I’m getting fit now, anyway. I can do seven chin-ups and am improving my pull-up technique also. I have walked over 600,000 steps in April so far. I have dropped over five pounds in a month. I feel lighter, thinner, mobile, more present in my body. There’s a warm glow there every day, after I come home. I’m exhausted but warm and happy from the constant, steady exercise. The calming effects of the outdoors don’t hurt either… I love to look at it all: the sky and the rain and the crows.

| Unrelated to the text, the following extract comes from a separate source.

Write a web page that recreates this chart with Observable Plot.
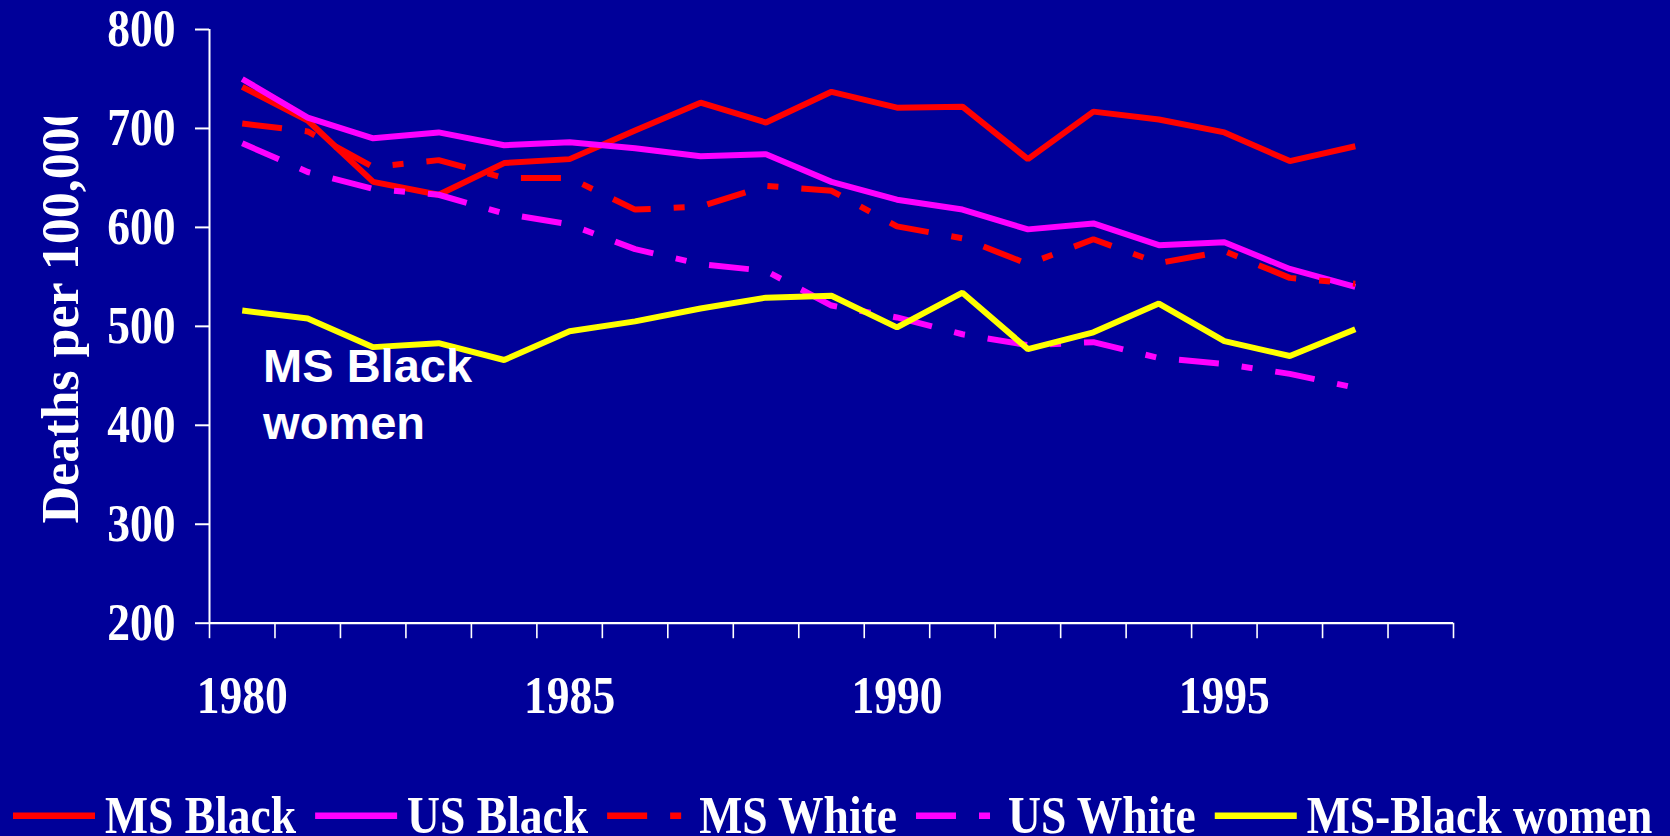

My dream is to buy a house, an empty one for about thirty grand. Japan has thousands of these vacant, often dilapidated, residential structures, many of them with owners desperate to sell. They are called ‘akiya’, meaning empty house, and they have been rendered unwanted by circumstance. I’d love one so I can get a cat, which I am not allowed to do in my current rented accommodation.
If it’s dirty and old, I’ll do it up. If the wires don’t work, I’ll buy a generator. If the water pipes are busted, I’ll shower somewhere else. But I want to do it, get a rundown, shack-like old home in the Japanese countryside, if just for a place to stroke my cat…
These have been some stray thoughts, on a day I cleaned train stations.
Read Part 16 here.
And Part 14 is here.
Good stuff, do different train lines have different companies to clean them? Or is one or two giant companies...I see a screen play where a cleaner has to jump on a train to pilot a runaway train through Tokyo. Like that Keanu movie, an evil maniac has hacked into the train system and the cleaner saves the passengers due to his encyclopedic knowledge of the train lines. Because the cleaner befriended the pigeons earlier on, they help him defeat the maniac. ( Along with a plucky group of Edo ites and fellow cleaners and a beautiful tourist from Italy)
Just reading this makes me feel a little bit calmer.